Plain English, the grammar’s not too bad. I think most people would understand what I’ve written.

But what on earth am I on about?

A bike? A car? A motorcycle. A jet ski?

At that price, it could be any of the above. I’m so keen to tell you all the positive features of my new toy, I’ve forgotten the most important feature – what it is.

It’s obvious to me what it is, I’ve been riding around on the thing all week. It doesn’t even occur to me that you might not know what I’m talking about.

OK, this is a fairly simple example and one we’re unlikely to replicate on a website, although I have seen product descriptions that aren’t that far off the mark.

But I think you get the point.
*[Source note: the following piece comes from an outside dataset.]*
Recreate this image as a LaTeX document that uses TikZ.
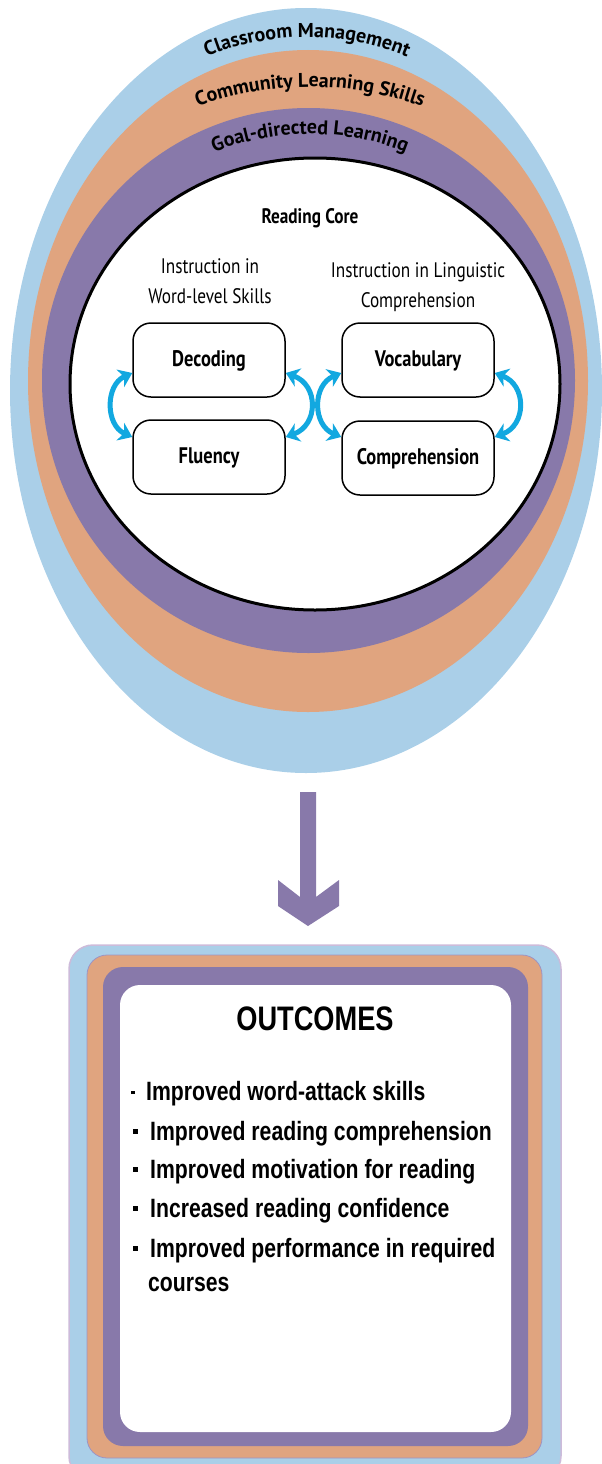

When we write about something we know, and it’s really hard to write about stuff you don’t know, it’s easy to forget that your reader doesn’t know the things you do.

Steve Krug puts it this way “After you’ve worked on a site for even a few weeks, you can’t see it freshly anymore. You know too much.”

Another way to look at it is to cast yourself back to your geeky 12 year old self (or your geeky kid brother’s 12 year old self) when you played Dungeons and Dragons (or the ‘cooler’ equivalent you played because you weren’t a real geek).

Remember how that went? You’re in a maze. You don’t know how big the maze is or where it goes. The only information you have is the clues your Dungeon Master gives you. You get a little bit more information each time you make a move. You have try to remember where you’ve been, what you’ve picked up along the way and then figure out how to get to the ‘goal’ of the game.

Sound familiar?

Our website visitors have the same challenges. The only information they have is what we give them. They have to try to remember what they saw on previous pages and then figure out how to get to the page that will let them do what they came to our site to do.

It’s incredibly easy to forget that our visitors don’t know what we know. We spend all day, every day on our websites. We know where everything is, what it does and what it doesn’t do.

They don’t. All they know is what we show them on whichever pages they go to.

Steve Krug goes on to say that the only way to find out if your content works is to test it and I can’t say I disagree with him.

You’ll never see your site clearer than through the eyes of another – someone who knows nothing about your site or what it’s promoting.

As digital content writers, we have to know a lot about many things – how to write quality content, the ins and outs of website accessibility and design and every little detail and selling point of the products and services our site promotes – now and then it pays to turn to someone who knows nothing and ask them how you’re doing.